### [Given exercise]
Will you output the lines between the ones holding "Recreate this image" and "minimum width=413pt, minimum", inclusive, exactly as they stand, and only those lines, with the pictures left out?
# # # # #
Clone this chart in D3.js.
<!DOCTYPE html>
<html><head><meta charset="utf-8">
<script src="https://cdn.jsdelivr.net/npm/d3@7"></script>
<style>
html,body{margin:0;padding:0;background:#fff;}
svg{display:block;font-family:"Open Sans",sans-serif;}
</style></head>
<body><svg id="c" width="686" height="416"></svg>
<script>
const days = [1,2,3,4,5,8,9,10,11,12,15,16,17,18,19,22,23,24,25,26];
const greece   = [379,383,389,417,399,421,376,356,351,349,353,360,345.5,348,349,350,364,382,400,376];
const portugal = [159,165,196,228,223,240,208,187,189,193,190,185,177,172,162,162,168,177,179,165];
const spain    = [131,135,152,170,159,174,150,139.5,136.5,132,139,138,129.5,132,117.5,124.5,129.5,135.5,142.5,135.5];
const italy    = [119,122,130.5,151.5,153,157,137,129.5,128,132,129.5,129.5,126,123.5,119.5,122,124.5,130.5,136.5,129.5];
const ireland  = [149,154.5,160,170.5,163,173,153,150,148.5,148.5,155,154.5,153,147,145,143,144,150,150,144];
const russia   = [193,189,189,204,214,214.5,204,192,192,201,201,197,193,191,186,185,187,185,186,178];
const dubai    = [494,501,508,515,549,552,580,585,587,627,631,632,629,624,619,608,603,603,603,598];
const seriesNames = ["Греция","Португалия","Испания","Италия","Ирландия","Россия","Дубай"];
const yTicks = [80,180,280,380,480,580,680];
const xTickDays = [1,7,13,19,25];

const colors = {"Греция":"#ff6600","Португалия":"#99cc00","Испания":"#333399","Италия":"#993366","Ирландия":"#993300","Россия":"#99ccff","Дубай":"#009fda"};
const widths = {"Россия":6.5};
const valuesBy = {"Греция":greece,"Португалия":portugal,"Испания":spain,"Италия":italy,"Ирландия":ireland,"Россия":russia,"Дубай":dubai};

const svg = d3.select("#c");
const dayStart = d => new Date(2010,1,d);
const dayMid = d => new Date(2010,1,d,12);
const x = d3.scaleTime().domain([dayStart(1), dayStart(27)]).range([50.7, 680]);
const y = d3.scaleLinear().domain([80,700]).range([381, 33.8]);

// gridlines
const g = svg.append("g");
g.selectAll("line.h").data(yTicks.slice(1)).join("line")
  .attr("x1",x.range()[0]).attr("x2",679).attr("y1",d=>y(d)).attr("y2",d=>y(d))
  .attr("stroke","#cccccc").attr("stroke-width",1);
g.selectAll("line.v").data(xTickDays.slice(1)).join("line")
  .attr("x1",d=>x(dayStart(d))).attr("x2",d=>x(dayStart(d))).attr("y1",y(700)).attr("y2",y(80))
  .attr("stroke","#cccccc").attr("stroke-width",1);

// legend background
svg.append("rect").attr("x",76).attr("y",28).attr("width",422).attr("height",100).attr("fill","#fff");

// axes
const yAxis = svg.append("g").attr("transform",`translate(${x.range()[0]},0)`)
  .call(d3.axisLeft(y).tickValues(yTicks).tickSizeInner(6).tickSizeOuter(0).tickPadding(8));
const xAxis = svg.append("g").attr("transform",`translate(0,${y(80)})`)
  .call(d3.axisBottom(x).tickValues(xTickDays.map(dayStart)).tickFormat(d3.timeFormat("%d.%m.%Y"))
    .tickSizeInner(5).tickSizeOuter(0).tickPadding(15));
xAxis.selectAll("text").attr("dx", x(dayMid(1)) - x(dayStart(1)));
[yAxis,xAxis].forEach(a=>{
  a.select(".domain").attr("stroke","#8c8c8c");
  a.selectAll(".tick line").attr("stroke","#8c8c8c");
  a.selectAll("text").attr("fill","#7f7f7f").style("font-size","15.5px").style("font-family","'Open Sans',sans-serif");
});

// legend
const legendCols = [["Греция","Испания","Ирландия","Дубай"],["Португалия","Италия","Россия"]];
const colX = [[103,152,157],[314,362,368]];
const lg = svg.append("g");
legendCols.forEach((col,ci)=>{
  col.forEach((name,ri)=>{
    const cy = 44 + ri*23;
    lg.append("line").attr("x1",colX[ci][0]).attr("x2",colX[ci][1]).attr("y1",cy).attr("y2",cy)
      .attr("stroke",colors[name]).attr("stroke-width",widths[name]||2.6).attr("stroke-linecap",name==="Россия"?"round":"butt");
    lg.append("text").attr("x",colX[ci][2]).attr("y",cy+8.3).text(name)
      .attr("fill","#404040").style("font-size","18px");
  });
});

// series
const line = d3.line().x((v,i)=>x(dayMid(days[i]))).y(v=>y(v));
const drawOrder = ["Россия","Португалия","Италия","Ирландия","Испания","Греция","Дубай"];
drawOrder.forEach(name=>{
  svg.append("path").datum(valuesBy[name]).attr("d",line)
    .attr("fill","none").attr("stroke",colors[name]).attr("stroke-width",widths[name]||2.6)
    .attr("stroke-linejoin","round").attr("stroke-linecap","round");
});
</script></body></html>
# # # # #
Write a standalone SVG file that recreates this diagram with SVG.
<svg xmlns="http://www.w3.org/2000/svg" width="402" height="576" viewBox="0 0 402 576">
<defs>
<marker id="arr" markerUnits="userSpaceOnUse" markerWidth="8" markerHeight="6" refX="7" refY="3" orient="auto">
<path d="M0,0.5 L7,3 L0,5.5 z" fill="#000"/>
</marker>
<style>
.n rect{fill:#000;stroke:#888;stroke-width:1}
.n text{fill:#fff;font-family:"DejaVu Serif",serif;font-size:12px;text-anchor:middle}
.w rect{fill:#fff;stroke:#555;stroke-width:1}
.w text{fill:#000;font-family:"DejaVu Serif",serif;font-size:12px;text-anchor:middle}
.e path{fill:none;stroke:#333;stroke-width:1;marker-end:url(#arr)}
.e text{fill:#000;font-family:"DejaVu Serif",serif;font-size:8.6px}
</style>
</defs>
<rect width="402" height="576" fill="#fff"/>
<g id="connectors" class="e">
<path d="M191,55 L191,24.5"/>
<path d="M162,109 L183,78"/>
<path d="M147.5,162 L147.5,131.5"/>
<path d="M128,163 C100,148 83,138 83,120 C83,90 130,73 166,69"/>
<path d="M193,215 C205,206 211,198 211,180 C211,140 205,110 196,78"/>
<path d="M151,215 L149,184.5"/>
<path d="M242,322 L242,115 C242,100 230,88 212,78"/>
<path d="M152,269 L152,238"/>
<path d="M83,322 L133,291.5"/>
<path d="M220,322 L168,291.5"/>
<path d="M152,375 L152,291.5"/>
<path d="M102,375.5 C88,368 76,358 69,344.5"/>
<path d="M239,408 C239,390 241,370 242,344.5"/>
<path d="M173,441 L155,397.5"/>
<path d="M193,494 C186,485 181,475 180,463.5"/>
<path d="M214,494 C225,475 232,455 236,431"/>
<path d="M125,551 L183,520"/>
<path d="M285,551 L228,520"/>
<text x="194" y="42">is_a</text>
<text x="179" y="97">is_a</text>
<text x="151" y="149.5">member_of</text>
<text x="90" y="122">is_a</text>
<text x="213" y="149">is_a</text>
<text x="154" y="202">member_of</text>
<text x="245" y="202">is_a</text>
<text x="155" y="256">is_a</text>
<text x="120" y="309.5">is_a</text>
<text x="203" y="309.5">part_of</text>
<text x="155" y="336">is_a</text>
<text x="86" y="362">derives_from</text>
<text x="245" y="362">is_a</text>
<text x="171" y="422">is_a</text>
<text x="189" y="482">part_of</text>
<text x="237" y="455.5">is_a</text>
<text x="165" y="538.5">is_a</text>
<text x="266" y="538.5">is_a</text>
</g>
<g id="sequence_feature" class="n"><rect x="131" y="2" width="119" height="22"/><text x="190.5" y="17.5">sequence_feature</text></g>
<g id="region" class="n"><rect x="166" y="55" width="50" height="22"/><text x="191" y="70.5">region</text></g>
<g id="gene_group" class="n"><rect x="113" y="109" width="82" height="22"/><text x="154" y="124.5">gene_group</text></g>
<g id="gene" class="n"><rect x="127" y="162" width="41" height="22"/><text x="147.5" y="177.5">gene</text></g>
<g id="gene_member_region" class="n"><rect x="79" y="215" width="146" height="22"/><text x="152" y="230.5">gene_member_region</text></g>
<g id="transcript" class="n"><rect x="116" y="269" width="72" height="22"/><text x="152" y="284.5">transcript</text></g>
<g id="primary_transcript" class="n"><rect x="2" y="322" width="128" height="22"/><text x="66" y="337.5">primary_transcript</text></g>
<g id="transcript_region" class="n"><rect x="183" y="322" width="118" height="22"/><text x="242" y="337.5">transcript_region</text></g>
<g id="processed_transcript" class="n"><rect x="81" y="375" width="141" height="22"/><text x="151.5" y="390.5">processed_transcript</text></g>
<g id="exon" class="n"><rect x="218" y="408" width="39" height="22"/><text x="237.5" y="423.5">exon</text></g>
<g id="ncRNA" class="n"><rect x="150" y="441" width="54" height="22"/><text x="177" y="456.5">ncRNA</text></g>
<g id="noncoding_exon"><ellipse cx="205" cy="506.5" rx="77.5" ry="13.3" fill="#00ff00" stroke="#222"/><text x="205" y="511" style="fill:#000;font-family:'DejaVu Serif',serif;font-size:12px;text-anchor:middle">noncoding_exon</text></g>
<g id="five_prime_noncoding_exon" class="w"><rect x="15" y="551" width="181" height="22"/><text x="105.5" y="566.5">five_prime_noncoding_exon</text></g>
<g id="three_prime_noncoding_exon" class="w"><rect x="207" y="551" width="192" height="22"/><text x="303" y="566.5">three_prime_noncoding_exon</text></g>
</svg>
# # # # #
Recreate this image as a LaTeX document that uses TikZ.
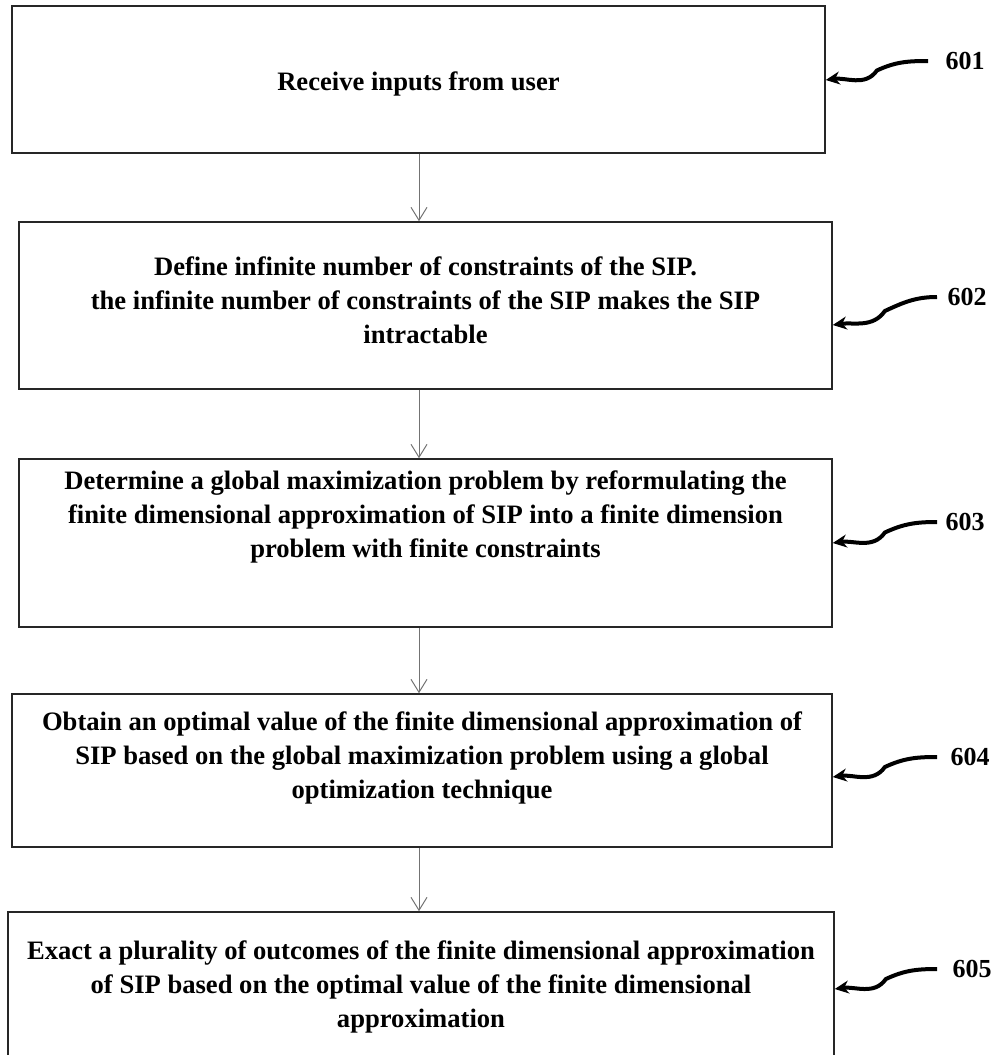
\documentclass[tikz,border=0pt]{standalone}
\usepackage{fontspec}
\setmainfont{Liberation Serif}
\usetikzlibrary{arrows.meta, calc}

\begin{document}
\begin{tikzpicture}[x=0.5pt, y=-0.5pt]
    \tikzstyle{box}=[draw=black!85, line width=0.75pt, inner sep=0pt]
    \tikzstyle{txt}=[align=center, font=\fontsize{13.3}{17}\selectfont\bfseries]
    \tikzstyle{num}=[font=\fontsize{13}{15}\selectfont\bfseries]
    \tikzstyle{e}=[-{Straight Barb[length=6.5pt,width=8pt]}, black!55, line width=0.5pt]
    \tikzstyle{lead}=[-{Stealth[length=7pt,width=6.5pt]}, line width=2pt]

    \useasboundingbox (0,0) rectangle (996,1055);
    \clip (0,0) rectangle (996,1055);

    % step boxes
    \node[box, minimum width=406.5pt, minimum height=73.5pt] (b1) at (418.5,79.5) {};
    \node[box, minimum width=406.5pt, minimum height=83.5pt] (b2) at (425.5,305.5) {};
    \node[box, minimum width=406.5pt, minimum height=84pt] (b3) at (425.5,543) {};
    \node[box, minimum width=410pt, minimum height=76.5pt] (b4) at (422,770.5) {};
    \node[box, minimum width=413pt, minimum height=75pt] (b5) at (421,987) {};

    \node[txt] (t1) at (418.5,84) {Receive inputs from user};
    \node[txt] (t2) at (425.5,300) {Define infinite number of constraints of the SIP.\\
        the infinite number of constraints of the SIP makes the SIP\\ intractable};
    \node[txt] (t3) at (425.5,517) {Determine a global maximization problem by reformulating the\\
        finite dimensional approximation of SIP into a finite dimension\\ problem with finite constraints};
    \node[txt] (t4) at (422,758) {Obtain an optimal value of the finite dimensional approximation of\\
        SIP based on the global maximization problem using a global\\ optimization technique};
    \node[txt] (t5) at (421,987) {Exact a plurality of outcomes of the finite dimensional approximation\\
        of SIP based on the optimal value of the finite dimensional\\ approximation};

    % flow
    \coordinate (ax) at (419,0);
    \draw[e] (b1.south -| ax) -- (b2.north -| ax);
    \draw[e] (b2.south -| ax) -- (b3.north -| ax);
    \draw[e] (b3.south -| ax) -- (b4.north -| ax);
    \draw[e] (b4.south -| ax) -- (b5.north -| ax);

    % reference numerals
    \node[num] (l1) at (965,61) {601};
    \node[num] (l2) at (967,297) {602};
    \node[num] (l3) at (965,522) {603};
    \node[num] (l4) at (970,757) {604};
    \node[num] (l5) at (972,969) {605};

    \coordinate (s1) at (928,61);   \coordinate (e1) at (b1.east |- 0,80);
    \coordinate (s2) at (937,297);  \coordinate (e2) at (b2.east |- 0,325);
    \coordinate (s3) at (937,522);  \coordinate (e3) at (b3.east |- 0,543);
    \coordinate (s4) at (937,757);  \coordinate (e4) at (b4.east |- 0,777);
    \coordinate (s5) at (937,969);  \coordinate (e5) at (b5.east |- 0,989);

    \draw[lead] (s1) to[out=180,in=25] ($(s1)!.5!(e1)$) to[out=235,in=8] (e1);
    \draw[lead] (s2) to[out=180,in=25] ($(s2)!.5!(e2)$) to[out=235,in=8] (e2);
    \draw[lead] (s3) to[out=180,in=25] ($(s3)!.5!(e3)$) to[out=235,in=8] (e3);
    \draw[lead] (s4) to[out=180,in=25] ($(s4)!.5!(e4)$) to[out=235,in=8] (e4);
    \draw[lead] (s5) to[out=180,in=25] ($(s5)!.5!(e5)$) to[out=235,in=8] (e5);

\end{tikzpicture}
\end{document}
# # # # #
### [Result of the task]
Recreate this image as a LaTeX document that uses TikZ.
\documentclass[tikz,border=0pt]{standalone}
\usepackage{fontspec}
\setmainfont{Liberation Serif}
\usetikzlibrary{arrows.meta, calc}

\begin{document}
\begin{tikzpicture}[x=0.5pt, y=-0.5pt]
    \tikzstyle{box}=[draw=black!85, line width=0.75pt, inner sep=0pt]
    \tikzstyle{txt}=[align=center, font=\fontsize{13.3}{17}\selectfont\bfseries]
    \tikzstyle{num}=[font=\fontsize{13}{15}\selectfont\bfseries]
    \tikzstyle{e}=[-{Straight Barb[length=6.5pt,width=8pt]}, black!55, line width=0.5pt]
    \tikzstyle{lead}=[-{Stealth[length=7pt,width=6.5pt]}, line width=2pt]

    \useasboundingbox (0,0) rectangle (996,1055);
    \clip (0,0) rectangle (996,1055);

    % step boxes
    \node[box, minimum width=406.5pt, minimum height=73.5pt] (b1) at (418.5,79.5) {};
    \node[box, minimum width=406.5pt, minimum height=83.5pt] (b2) at (425.5,305.5) {};
    \node[box, minimum width=406.5pt, minimum height=84pt] (b3) at (425.5,543) {};
    \node[box, minimum width=410pt, minimum height=76.5pt] (b4) at (422,770.5) {};
    \node[box, minimum width=413pt, minimum height=75pt] (b5) at (421,987) {};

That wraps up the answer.